Il falso elemento positivo dell’aumento delle superfici forestali
La superficie boscata in Italia e nei Paesi europei è complessivamente in aumento ma quest’incremento non è ovviamente omogeneo. In Italia è maggiore, ad esempio, nei territori appenninici o alpini abbandonati dalle colture agricole o dagli insediamenti umani, è minore nella zona mediterranea per ragioni di prevalenza di suoli scarsamente fertili e di maggiore frequentazione umana. Ma nei territori europei più favorevoli alla presenza di copertura forestale montana la perdita di foreste di montagna è stata, pur se moderata, con ritmi crescenti. In Paesi come Portogallo, Irlanda e Regno Unito si sono registrate perdite percentuali sostanziali rispetto alla copertura forestale nel 2000. Anche in questo caso, la silvicoltura commerciale ha contribuito a oltre il 90% delle perdite di foreste montane.

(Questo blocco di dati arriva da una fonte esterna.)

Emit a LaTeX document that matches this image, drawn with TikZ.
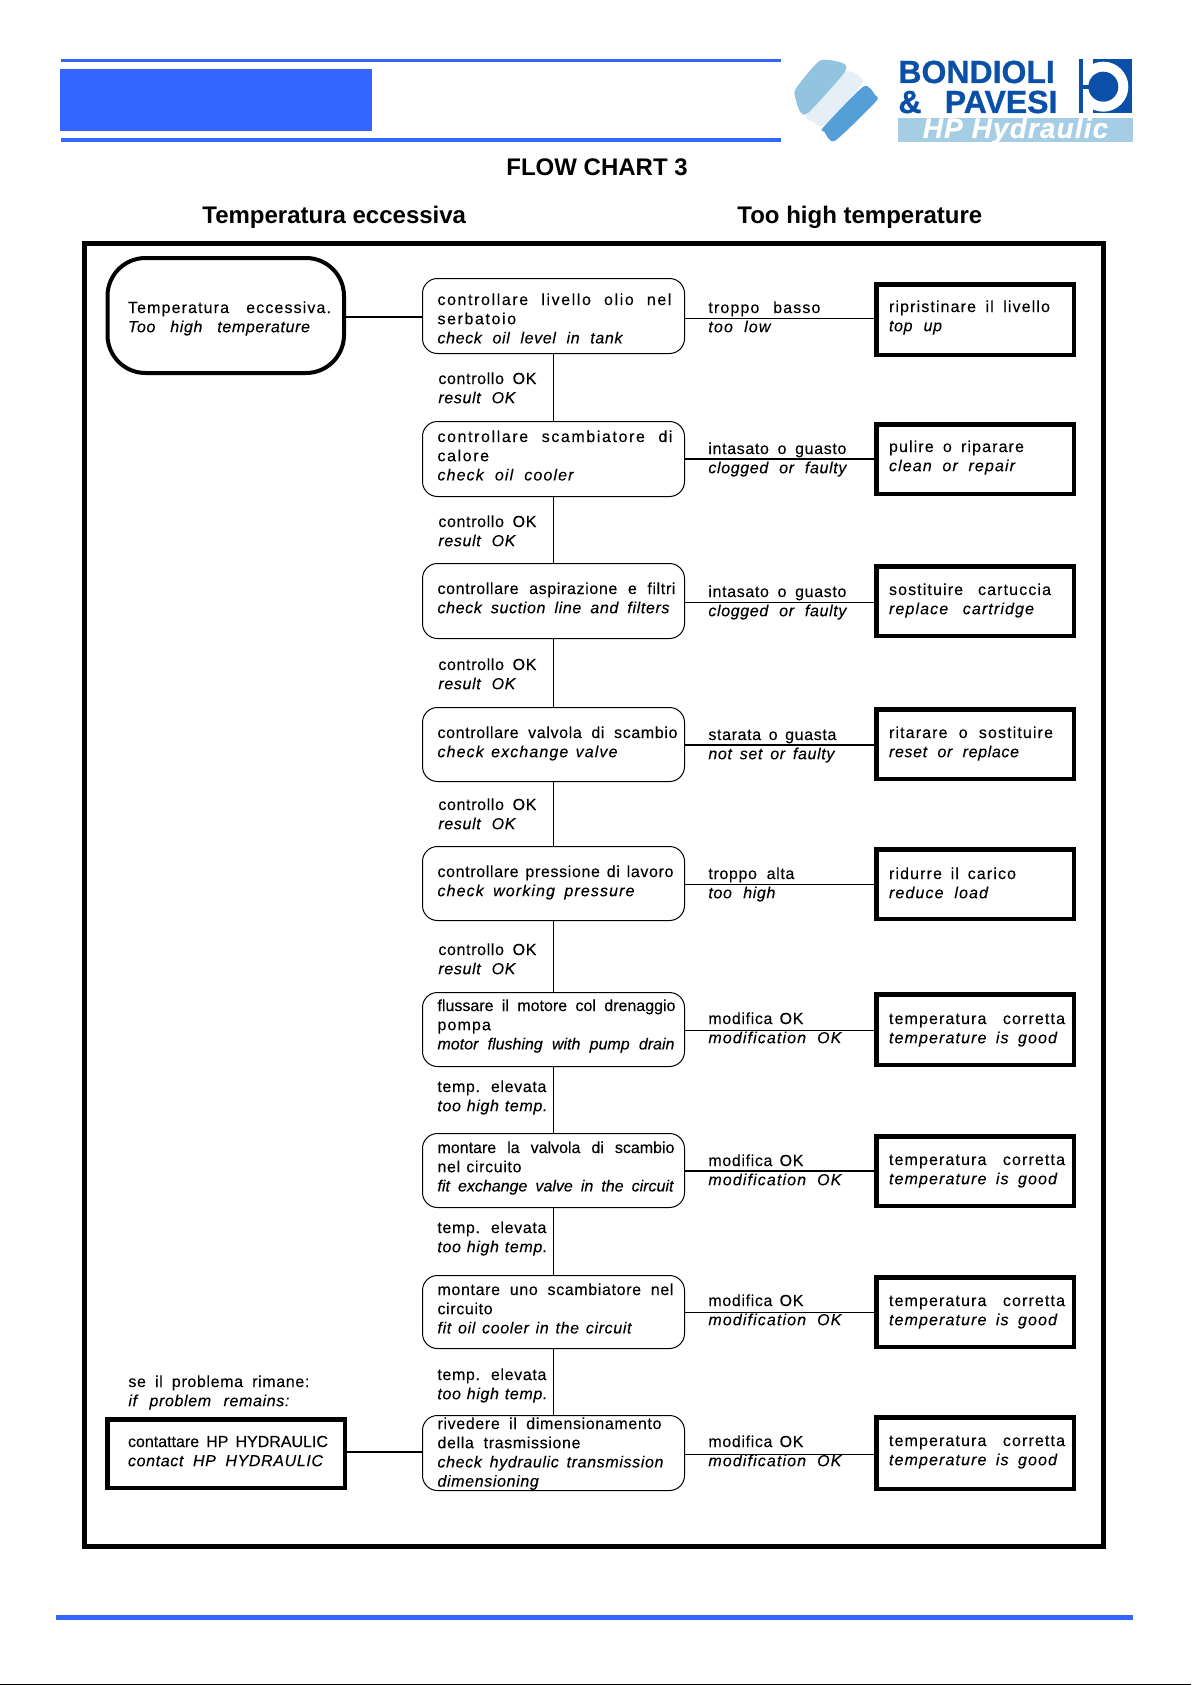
\documentclass[tikz,border=0pt]{standalone}
\usepackage{fontspec}
\setmainfont[LetterSpace=4,FakeBold=0.15]{Liberation Sans}
\newfontfamily\fwide[LetterSpace=10,FakeBold=0.15]{Liberation Sans}
\newfontfamily\fmid[LetterSpace=7,FakeBold=0.15]{Liberation Sans}
\newfontfamily\ftight[LetterSpace=0,FakeBold=0.15]{Liberation Sans}
\newfontfamily\fhead[LetterSpace=0]{Liberation Sans}
\newfontfamily\flogo[LetterSpace=0,FakeBold=0.8]{Liberation Sans}
\newfontfamily\fband[LetterSpace=4,FakeBold=0.5]{Liberation Sans}
\definecolor{hpblue}{HTML}{3366FF}
\definecolor{logoblue}{HTML}{0B50A8}
\definecolor{bandblue}{HTML}{A5CDE4}
\definecolor{swashA}{HTML}{93C4DF}
\definecolor{swashB}{HTML}{E6EEF6}
\definecolor{swashC}{HTML}{559FD9}
\tikzset{
  chkbox/.style={draw=black,line width=.5pt,rounded corners=7.5pt,inner sep=0pt,rectangle},
  resbox/.style={draw=black,line width=2.25pt,inner sep=0pt,rectangle},
  startbox/.style={draw=black,line width=2pt,rounded corners=19pt,inner sep=0pt,rectangle},
  lbl/.style={inner sep=0pt,anchor=base west,font=\fontsize{8}{9.6}\selectfont},
  head/.style={inner sep=0pt,anchor=base west,font=\fhead\bfseries\fontsize{12}{14}\selectfont},
  thinln/.style={line width=.5pt},
  midln/.style={line width=.85pt},
  thickln/.style={line width=1pt},
  logotxt/.style={inner sep=0pt,anchor=base west,text=logoblue,font=\flogo\bfseries\fontsize{16}{18}\selectfont}
}
\newcommand\txr[2]{\hbox to\dimexpr#1pt/2\relax{#2}}
\newcommand\txi[2]{\hbox to\dimexpr#1pt/2\relax{\itshape #2}}
\newcommand\blk[1]{\vtop{\baselineskip=9.6pt\lineskiplimit=-\maxdimen #1}}
\newcommand\inblk[3]{\smash{\rlap{\hskip\dimexpr#1pt/2\relax\lower\dimexpr#2pt/2\relax\blk{#3}}}}
% style, name, left, top, right, bottom, text x, first baseline, lines
\newcommand\placebox[9]{%
  \pgfmathsetmacro\cxx{(#3+#5)/2}%
  \pgfmathsetmacro\cyy{(#4+#6)/2}%
  \pgfmathsetmacro\wid{#5-#3-\boxlw}%
  \pgfmathsetmacro\hei{#6-#4-\boxlw}%
  \pgfmathsetmacro\dxx{#7-\cxx}%
  \pgfmathsetmacro\dyy{#8-\cyy}%
  \node[#1,font=\fontsize{8}{9.6}\selectfont,minimum width=\wid*0.5pt,minimum height=\hei*0.5pt] (#2) at (\cxx,\cyy) {\inblk{\dxx}{\dyy}{#9}};%
}
\newcommand\chk[5]{\def\boxlw{1}\placebox{chkbox}{#1}{422}{#2}{685}{#3}{437.5}{#4}{#5}}
\newcommand\res[5]{\def\boxlw{4.5}\placebox{resbox}{#1}{874}{#2}{1076}{#3}{889}{#4}{#5}}
\newcommand\lab[4]{\node[lbl] (#1) at (#2,#3) {\blk{#4}};}
\newcommand\rowline[5]{\coordinate (#1) at (0,#2); \draw[#3] (#4 |- #1) -- (#5 |- #1);}
\begin{document}
\begin{tikzpicture}[x=0.5pt,y=-0.5pt]
\useasboundingbox (0,0) rectangle (1191,1685);
\fill[white] (0,0) rectangle (1191,1685);
% header rules and panel
\fill[hpblue] (61,59) rectangle (781,62);
\fill[hpblue] (60,69) rectangle (372,131);
\fill[hpblue] (61,138) rectangle (781,142);
\fill[hpblue] (56,1615) rectangle (1133,1620);
\fill[black] (0,1684) rectangle (1191,1685);
% logo swash
\begin{scope}[shift={(785,50)},x=0.16667pt,y=-0.16667pt]
\fill[swashB] plot[smooth cycle,tension=.4] coordinates {(178,68) (225,80) (228,105) (118,225) (85,215) (65,195)};
\fill[swashA] plot[smooth cycle,tension=.4] coordinates {(105,32) (175,40) (178,68) (70,188) (45,185) (30,140) (33,115)};
\fill[swashC] plot[smooth cycle,tension=.4] coordinates {(235,110) (270,135) (272,155) (150,272) (118,245) (115,232)};
\end{scope}
% logo words
\node[logotxt] (bond) at (898,83) {\hbox to 79.5pt{BONDIOLI}};
\node[logotxt] (pav) at (898,113) {\hbox to 79.5pt{\&\hfil PAVESI}};
\node[fill=bandblue,inner sep=0pt,minimum width=117.5pt,minimum height=12pt,text=white,font=\fband\bfseries\itshape\fontsize{14}{16}\selectfont] (band) at (1015.5,130) {\smash{\lower4pt\hbox{HP Hydraulic}}};
% logo symbol
\fill[logoblue] (1092.7,59.3) rectangle (1132.3,113.3);
\fill[white] (1103.3,86.7) circle[radius=12.5pt];
\fill[logoblue] (1103.3,86.7) circle[radius=7.5pt];
\fill[logoblue] (1079.3,59.3) rectangle (1083.3,113.3);
\fill[logoblue] (1083,84.7) rectangle (1103,88.7);
% titles
\node[head] (fc) at (506,176) {FLOW CHART 3};
\node[head] (tit) at (202,224) {Temperatura eccessiva};
\node[head] (too) at (737,224) {Too high temperature};
% frame
\draw[line width=2.3pt] (84.3,243.3) rectangle (1103.7,1546.7);
% start box
\def\boxlw{4}
\placebox{startbox}{st}{105.5}{256}{346}{375}{128}{313}{\txr{203}{\fmid Temperatura eccessiva.}\txi{182}{Too high temperature}}
% check boxes
\chk{c1}{278}{354}{305}{\txr{234}{\fwide controllare livello olio nel}\txr{81}{\fwide serbatoio}\txi{185}{check oil level in tank}}
\chk{c2}{421}{497}{442}{\txr{235}{\fwide controllare scambiatore di}\txr{55}{\fwide calore}\txi{136}{\fmid check oil cooler}}
\chk{c3}{563}{639}{594}{\txr{238}{controllare aspirazione e filtri}\txi{232}{check suction line and filters}}
\chk{c4}{707}{782}{738}{\txr{240}{controllare valvola di scambio}\txi{180}{\fmid check exchange valve}}
\chk{c5}{846}{921}{877}{\txr{236}{controllare pressione di lavoro}\txi{197}{\fmid check working pressure}}
\chk{c6}{992}{1067}{1011}{\txr{238}{\ftight flussare il motore col drenaggio}\txr{56}{\fmid pompa}\txi{237}{\ftight motor flushing with pump drain}}
\chk{c7}{1133}{1208}{1153}{\txr{237}{\ftight montare la valvola di scambio}\txr{84}{nel circuito}\txi{236}{\ftight fit exchange valve in the circuit}}
\chk{c8}{1275}{1349}{1295}{\txr{236}{montare uno scambiatore nel}\txr{56}{circuito}\txi{194}{fit oil cooler in the circuit}}
\chk{c9}{1415}{1491}{1429}{\txr{224}{rivedere il dimensionamento}\txr{143}{della trasmissione}\txi{226}{check hydraulic transmission}\txi{106}{dimensioning}}
% result boxes
\res{r1}{282}{357}{312}{\txr{161}{\fmid ripristinare il livello}\txi{53}{top up}}
\res{r2}{422}{496}{452}{\txr{135}{\fmid pulire o riparare}\txi{126}{\fmid clean or repair}}
\res{r3}{564}{638}{595}{\txr{162}{\fmid sostituire cartuccia}\txi{145}{\fmid replace cartridge}}
\res{r4}{707}{781}{738}{\txr{164}{\fmid ritarare o sostituire}\txi{130}{reset or replace}}
\res{r5}{847}{921}{879}{\txr{127}{\fmid ridurre il carico}\txi{99}{\fmid reduce load}}
\res{r6}{992}{1067}{1024}{\txr{176}{\fmid temperatura corretta}\txi{168}{\fmid temperature is good}}
\res{r7}{1134}{1208}{1165}{\txr{176}{\fmid temperatura corretta}\txi{168}{\fmid temperature is good}}
\res{r8}{1275}{1349}{1306}{\txr{176}{\fmid temperatura corretta}\txi{168}{\fmid temperature is good}}
\res{r9}{1415}{1491}{1446}{\txr{176}{\fmid temperatura corretta}\txi{168}{\fmid temperature is good}}
% contact box
\def\boxlw{4.5}
\placebox{resbox}{hp}{105}{1417}{347}{1490}{128}{1447}{\txr{200}{\ftight contattare HP HYDRAULIC}\txi{195}{contact HP HYDRAULIC}}
% labels down the centre
\lab{d1}{438}{384}{\txr{98}{controllo OK}\txi{77}{result OK}}
\lab{d2}{438}{527}{\txr{98}{controllo OK}\txi{77}{result OK}}
\lab{d3}{438}{670}{\txr{98}{controllo OK}\txi{77}{result OK}}
\lab{d4}{438}{810}{\txr{98}{controllo OK}\txi{77}{result OK}}
\lab{d5}{438}{955}{\txr{98}{controllo OK}\txi{77}{result OK}}
\lab{d6}{437}{1092}{\txr{109}{temp. elevata}\txi{110}{too high temp.}}
\lab{d7}{437}{1233}{\txr{109}{temp. elevata}\txi{110}{too high temp.}}
\lab{d8}{437}{1380}{\txr{109}{temp. elevata}\txi{110}{too high temp.}}
% labels along the right connectors
\lab{e1}{708}{313}{\txr{112}{\fmid troppo basso}\txi{62}{\fmid too low}}
\lab{e2}{708}{454}{\txr{138}{intasato o guasto}\txi{138}{clogged or faulty}}
\lab{e3}{708}{597}{\txr{138}{intasato o guasto}\txi{138}{clogged or faulty}}
\lab{e4}{708}{740}{\txr{128}{starata o guasta}\txi{126}{not set or faulty}}
\lab{e5}{708}{879}{\txr{86}{troppo alta}\txi{67}{too high}}
\lab{e6}{708}{1024}{\txr{95}{modifica OK}\txi{133}{\fmid modification OK}}
\lab{e7}{708}{1166}{\txr{95}{modifica OK}\txi{133}{\fmid modification OK}}
\lab{e8}{708}{1306}{\txr{95}{modifica OK}\txi{133}{\fmid modification OK}}
\lab{e9}{708}{1447}{\txr{95}{modifica OK}\txi{133}{\fmid modification OK}}
\lab{rem}{128}{1387}{\txr{181}{se il problema rimane:}\txi{161}{if problem remains:}}
% vertical connectors
\draw[thinln] (c1) -- (c2);
\draw[midln] (c2) -- (c3);
\draw[midln] (c3) -- (c4);
\draw[midln] (c4) -- (c5);
\draw[midln] (c5) -- (c6);
\draw[midln] (c6) -- (c7);
\draw[midln] (c7) -- (c8);
\draw[midln] (c8) -- (c9);
% horizontal connectors
\rowline{l0}{317}{midln}{st.east}{c1.west}
\rowline{l1}{318}{thinln}{c1.east}{r1.west}
\rowline{l2}{459}{thickln}{c2.east}{r2.west}
\rowline{l3}{602}{thinln}{c3.east}{r3.west}
\rowline{l4}{745}{thickln}{c4.east}{r4.west}
\rowline{l5}{884}{thinln}{c5.east}{r5.west}
\rowline{l6}{1030}{thinln}{c6.east}{r6.west}
\rowline{l7}{1171}{thickln}{c7.east}{r7.west}
\rowline{l8}{1312}{thinln}{c8.east}{r8.west}
\rowline{l9}{1454}{thinln}{c9.east}{r9.west}
\rowline{l10}{1452}{midln}{hp.east}{c9.west}
\end{tikzpicture}
\end{document}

La Russia e il Canada hanno subìto una grande perdita di foreste montane: rispettivamente 11,95 milioni di ettari (6,9%) e 5,57 milioni di ettari (7,4%). «L’incendio boschivo (69%) — sostengono i ricercatori — è stato il disturbo dominante per le foreste montane boreali; tuttavia, la mancanza di un andamento significativo della perdita di foreste boreali di montagna può suggerire che l’aumento segnalato degli incendi boschivi boreali colpisce solo le foreste montane in determinati anni e non costituisce una minaccia a lungo termine».
I tre risultati della ricerca
La ricerca fornisce, scrivono gli autori, tre risultati importanti: «(1) la perdita di foreste di montagna è aumentata in modo significativo durante la maggior parte dei primi 2 decenni del 21° secolo, interessando aree di noto alto valore di conservazione per la biodiversità terrestre; (2) vari tipi di colture mobili emergono come la causa più frequente della perdita di foreste montane nei tropici, ma anche l’agricoltura di base e le attività forestali sono fattori chiave; e (3) le aree protette in generale sono state efficaci nel frenare la perdita di foreste di montagna all’interno dei loro confini negli hotspot della biodiversità, in particolare dove l’agricoltura di base è il fattore dominante della deforestazione».